Review Summary: It's a rush that can't be explained. It's also a rush better left unexplained.
Fun is a phenomenon that shouldn’t be explained. Fun evolves and changes with your own experiences. Snorting pixie sticks seemed like a fun idea at the age of 9. Grabbing the chest of the girl sitting next to me in English class seemed like a great idea at the age of 12. Neither of these things give me that key feeling anymore, but Escape the Fate’s Dying Is You Latest Fashion gives me that feeling now. It manages to keep me interested without forcing me to think about why I seem to enjoy it. Still, it has all the makings of a typical album that tries to hard while not trying hard enough. The guitar work is largely, while technical at times, uninspired. The vocals are often overwrought. The drumming is just enough to keep pace & not sound stale. The content consists of failed relationships, drug abuse, & vague introspection all in the guise of ‘edgy‘, death ridden metaphors. So what redeeming qualities does this album have?
The first song on the album, The Webs We Weave starts with pounding drums that seem to desperately get the attention of the listener. The pace is feverish. The guitars chug away in unison until the lead breaks away into a forgettable riff. The solo doesn’t add much to the song & would have a better place under the vocals of Ronnie Radke as he is the only standout in this song (or the whole album, for that matter). He gives a great performance as far as energy and delivery goes. His voice erratically waivers from a steady, guttural yell to a desperate scream throughout. Once you maneuver past these selling points, the lyrics start to surface & they fall completely flat. They all seem overly dramatic & have been spewed by plenty of bands that have came before and after this album. Lyrics like “He had a plan to kill you all along. The evidence was hidden in this song” that were chosen to kick off the cryptic & ridiculously titled, “When I Go Out, I Want To Go Out On A Chariot Of Fire” will evoke a collective eye roll from listeners. Thankfully, it’s not all a rehash of every bullied teenagers’ fan fiction. While “Your heart beats under the floor. It haunts me in my dreams” won’t leave you floored by the penmanship, it adds a bit of relatable & metaphoric merit without sounding forced & totally detached from reality. Songs like Situations and Reverse This Curse are forgettable songs that were made to boost popularity as both of them have the band stepping down more than a few notches in terms of musicianship to be catchy.

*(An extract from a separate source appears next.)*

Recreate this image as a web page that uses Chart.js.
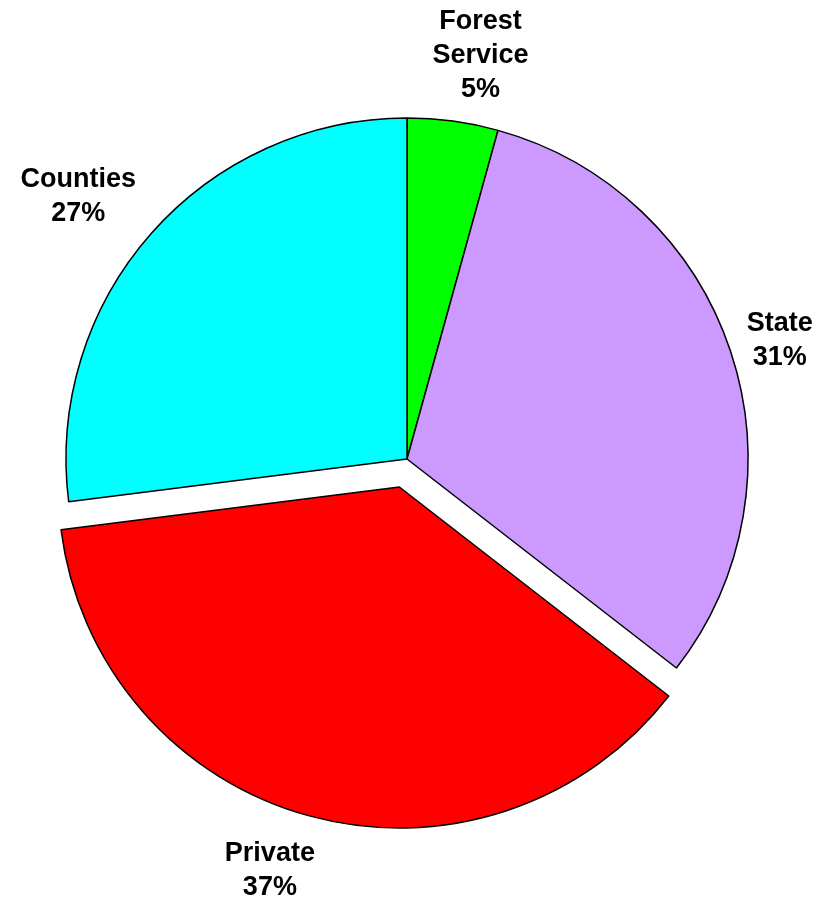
<!DOCTYPE html>
<html><head><meta charset="utf-8">
<script src="https://cdn.jsdelivr.net/npm/chart.js@4.4.0/dist/chart.umd.min.js"></script>
<style>html,body{margin:0;padding:0;background:#fff;overflow:hidden}#wrap{width:833px;height:901px;position:relative}</style>
</head><body><div id="wrap"><canvas id="c" width="833" height="901"></canvas></div>
<script>
// ---- data ----
const categories = ['Forest Service', 'State', 'Private', 'Counties'];
const shares = [4.3, 31.2, 37.5, 27.0];
const percentLabels = ['5%', '31%', '37%', '27%'];

// ---- styles ----
const nameLines = [['Forest', 'Service'], ['State'], ['Private'], ['Counties']];
const colors = ['#00ff00', '#cc99ff', '#ff0000', '#00ffff'];
const explodePx = [0, 0, 29, 0];
const labelNudge = [[18, 5], [-4, 7], [-24, -2], [-13, 16]];
const FONT = 'bold 27px "Liberation Sans", Arial, sans-serif';
const LINE_H = 34;
const GAP = 14;

const explodePlugin = {
  id: 'explode',
  beforeDatasetsDraw(chart) {
    const meta = chart.getDatasetMeta(0);
    const ca = chart.chartArea;
    const cx = (ca.left + ca.right) / 2, cy = (ca.top + ca.bottom) / 2;
    meta.data.forEach((el, i) => {
      const mid = (el.startAngle + el.endAngle) / 2;
      el.x = cx + Math.cos(mid) * explodePx[i];
      el.y = cy + Math.sin(mid) * explodePx[i];
    });
  }
};

const labelPlugin = {
  id: 'outerLabels',
  afterDatasetsDraw(chart) {
    const ctx = chart.ctx;
    const meta = chart.getDatasetMeta(0);
    ctx.save();
    ctx.font = FONT;
    ctx.fillStyle = '#000';
    ctx.textAlign = 'center';
    ctx.textBaseline = 'middle';
    meta.data.forEach((el, i) => {
      const lines = nameLines[i].concat([percentLabels[i]]);
      const w = Math.max(...lines.map(t => ctx.measureText(t).width));
      const h = lines.length * LINE_H;
      const mid = (el.startAngle + el.endAngle) / 2;
      const c = Math.cos(mid), s = Math.sin(mid);
      const ext = Math.abs(c) * w / 2 + Math.abs(s) * h / 2;
      const d = el.outerRadius + GAP + ext;
      const x = el.x + c * d + labelNudge[i][0];
      const y = el.y + s * d + labelNudge[i][1];
      lines.forEach((t, k) => {
        ctx.fillText(t, x, y - h / 2 + LINE_H * (k + 0.5));
      });
    });
    ctx.restore();
  }
};

new Chart(document.getElementById('c'), {
  type: 'pie',
  data: {
    labels: categories,
    datasets: [{
      data: shares,
      backgroundColor: colors,
      borderColor: '#000000',
      borderWidth: 1.5,
      radius: 341
    }]
  },
  options: {
    responsive: false,
    animation: false,
    devicePixelRatio: 1,
    layout: { padding: { left: 0, right: 19, top: 17, bottom: 0 } },
    plugins: { legend: { display: false }, tooltip: { enabled: false } }
  },
  plugins: [explodePlugin, labelPlugin]
});
</script>
</body></html>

The highlights of this project come in bunches in the middle of the album. Cellar Door starts with a subdued guitar and a somber Radke calmly setting the scene for the song filtered through a distant distortion before it all explodes into a massive chorus. A similar approach is taken for My Apocalypse. The bare guitars are soon met with a quick, menacing silence that give way to an undeniable riff. We yet again see Radke calm, cool, and collected. He’s methodically using imagery to convey the emotion of the song instead of just wailing at the top of his lungs. By the end of the first verse, you expect everything to explode into another bombastic chorus, but a pleasant surprise greets you instead. The instruments all take flight as expected, but Radke calmly states that he ‘walks with shadows while background vocals scream back as if he’s stuck inside of a storm and fighting with his inner thoughts in the same instance. This is, by far, the best song of their career. Friends & Alibis is the most honest and straightforward song on the album, besides the closer. The rolling drums during the chorus really give everything else space to shine. The vocals and the guitars exude the feeling of falling in slow motion. This song may still be a bit dramatic for some. The next song is what Reverse This Curse should have been. Not Good Enough for The Truth In Cliché is a perfect example of how the band can connect with a broader audience without losing themselves in the process. This prowess comes too far & few between on the album, though. The album closer, The Day I Left The Womb is honest, but it gets too consumed in the emotion. The acoustic guitars strip the song down to a skeleton and the vocals and lyrics become overwhelming.
Escape The Fate were, by no means, a bad band when this album released, but it seemed like they had a detailed plan for the album they wanted to create. They planned themselves into a box and backed that box into a corner. The album is a ridiculously fun listen if you don’t actually listen. The musicianship isn’t bad by any stretch of the imagination, but they sound like they are trying too hard to impress instead of adding their own flair to the music. The saving grace of the album is the vocals. Radke is an impressive singer & he has a good knack for incorporating emotion into his delivery, but his lyrics are all too generic and contrived. This album is extremely middle of the road (in a love or hate… or like until you hate it kind of way). I guess Escape The Fate expected the listeners to be enamored with the rush and avoid the reflection at the end of the ride.